━━ RECORDED INFORMATION ━━

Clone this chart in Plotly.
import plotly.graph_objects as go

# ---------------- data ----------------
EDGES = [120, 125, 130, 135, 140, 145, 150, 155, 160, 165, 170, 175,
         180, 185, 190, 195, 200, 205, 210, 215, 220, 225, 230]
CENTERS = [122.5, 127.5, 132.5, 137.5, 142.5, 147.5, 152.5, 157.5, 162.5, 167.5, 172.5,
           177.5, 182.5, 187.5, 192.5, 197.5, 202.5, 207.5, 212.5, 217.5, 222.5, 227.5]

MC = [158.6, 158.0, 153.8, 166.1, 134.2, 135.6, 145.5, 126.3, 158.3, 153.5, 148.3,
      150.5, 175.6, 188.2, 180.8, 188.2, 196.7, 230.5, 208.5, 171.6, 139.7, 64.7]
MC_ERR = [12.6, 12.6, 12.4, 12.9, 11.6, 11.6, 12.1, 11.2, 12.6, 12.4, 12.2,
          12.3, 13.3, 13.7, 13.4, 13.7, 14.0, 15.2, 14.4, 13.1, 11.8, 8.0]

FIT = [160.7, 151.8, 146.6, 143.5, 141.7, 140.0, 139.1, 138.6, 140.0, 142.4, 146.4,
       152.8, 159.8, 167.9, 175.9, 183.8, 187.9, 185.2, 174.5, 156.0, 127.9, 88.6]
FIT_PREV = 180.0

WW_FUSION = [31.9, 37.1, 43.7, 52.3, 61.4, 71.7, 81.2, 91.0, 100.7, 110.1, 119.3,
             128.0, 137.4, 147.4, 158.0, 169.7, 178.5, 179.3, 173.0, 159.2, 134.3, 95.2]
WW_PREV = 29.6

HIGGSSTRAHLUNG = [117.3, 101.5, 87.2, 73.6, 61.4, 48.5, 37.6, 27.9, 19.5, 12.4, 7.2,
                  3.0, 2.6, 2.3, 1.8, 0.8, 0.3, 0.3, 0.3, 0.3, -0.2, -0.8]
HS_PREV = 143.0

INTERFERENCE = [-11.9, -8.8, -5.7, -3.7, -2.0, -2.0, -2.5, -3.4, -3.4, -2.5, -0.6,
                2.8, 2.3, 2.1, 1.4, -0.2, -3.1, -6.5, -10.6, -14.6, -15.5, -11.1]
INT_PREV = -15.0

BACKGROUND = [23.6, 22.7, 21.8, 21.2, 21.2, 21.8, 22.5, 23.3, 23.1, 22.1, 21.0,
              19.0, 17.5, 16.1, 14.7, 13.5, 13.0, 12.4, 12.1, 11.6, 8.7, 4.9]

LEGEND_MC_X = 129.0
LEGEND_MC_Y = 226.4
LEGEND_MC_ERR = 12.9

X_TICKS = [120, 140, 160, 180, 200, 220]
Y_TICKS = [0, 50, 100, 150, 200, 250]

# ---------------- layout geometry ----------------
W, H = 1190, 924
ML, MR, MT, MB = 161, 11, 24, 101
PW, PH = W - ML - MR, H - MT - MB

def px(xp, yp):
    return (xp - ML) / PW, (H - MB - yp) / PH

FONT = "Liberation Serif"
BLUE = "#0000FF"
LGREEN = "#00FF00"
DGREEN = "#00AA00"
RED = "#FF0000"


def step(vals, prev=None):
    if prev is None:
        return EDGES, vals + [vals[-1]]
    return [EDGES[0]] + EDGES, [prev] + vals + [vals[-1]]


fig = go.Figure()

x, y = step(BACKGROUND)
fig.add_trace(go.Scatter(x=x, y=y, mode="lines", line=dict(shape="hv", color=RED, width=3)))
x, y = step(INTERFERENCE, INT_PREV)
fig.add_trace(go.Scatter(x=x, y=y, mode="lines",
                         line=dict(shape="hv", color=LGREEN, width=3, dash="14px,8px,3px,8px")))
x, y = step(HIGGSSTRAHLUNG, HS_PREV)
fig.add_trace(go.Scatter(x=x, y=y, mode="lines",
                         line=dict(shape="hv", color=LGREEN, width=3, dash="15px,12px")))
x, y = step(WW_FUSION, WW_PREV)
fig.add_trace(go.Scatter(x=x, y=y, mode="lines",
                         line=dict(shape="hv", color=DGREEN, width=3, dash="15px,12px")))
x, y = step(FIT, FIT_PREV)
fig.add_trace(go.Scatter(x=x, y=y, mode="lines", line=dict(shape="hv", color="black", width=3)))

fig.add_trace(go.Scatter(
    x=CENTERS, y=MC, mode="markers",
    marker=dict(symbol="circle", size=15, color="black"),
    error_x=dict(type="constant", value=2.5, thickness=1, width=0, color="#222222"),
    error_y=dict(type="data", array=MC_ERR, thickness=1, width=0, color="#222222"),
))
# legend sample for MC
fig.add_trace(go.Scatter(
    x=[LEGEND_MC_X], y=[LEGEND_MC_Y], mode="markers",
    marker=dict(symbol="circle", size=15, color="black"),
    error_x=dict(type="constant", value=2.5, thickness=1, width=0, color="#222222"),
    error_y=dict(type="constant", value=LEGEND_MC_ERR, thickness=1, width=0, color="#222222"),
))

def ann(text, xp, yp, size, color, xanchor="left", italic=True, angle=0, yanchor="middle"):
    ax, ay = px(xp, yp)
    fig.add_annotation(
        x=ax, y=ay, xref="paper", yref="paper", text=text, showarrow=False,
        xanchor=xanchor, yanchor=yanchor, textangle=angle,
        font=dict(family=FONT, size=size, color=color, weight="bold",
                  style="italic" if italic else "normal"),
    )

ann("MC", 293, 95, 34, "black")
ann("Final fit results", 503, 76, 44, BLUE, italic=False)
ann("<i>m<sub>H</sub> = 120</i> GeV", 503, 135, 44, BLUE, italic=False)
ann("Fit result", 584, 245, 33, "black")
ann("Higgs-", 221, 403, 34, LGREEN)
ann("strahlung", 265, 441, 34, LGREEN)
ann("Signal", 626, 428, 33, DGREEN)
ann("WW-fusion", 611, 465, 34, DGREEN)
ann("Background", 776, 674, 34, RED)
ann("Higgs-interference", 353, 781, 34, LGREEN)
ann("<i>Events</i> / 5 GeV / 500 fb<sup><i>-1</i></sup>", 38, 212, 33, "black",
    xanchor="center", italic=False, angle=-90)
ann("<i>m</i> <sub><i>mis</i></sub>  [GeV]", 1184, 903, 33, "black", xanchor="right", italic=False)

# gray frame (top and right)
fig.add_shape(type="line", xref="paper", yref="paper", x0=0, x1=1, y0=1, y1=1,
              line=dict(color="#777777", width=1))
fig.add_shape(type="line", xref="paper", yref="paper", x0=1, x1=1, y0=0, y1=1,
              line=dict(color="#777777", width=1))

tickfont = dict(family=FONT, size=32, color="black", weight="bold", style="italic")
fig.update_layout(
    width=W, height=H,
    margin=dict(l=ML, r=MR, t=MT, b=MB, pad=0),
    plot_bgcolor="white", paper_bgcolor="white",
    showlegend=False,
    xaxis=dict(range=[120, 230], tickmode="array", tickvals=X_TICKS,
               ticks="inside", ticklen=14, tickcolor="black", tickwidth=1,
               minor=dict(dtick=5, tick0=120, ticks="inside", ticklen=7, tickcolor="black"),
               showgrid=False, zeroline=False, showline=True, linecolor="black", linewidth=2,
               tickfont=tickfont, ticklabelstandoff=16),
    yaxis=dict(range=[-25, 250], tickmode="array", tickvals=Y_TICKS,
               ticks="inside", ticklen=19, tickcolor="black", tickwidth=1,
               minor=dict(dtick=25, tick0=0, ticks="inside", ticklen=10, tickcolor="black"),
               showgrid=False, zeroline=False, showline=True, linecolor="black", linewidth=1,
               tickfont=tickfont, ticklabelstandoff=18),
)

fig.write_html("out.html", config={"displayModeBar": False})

━━━

REQUIRED WORK |
Set down the lines above as they stand, starting with the first line and ending with the line that contains "import plotly.graph_objects as go".

OUTPUT OF THE EXERCISE |
Clone this chart in Plotly.
import plotly.graph_objects as go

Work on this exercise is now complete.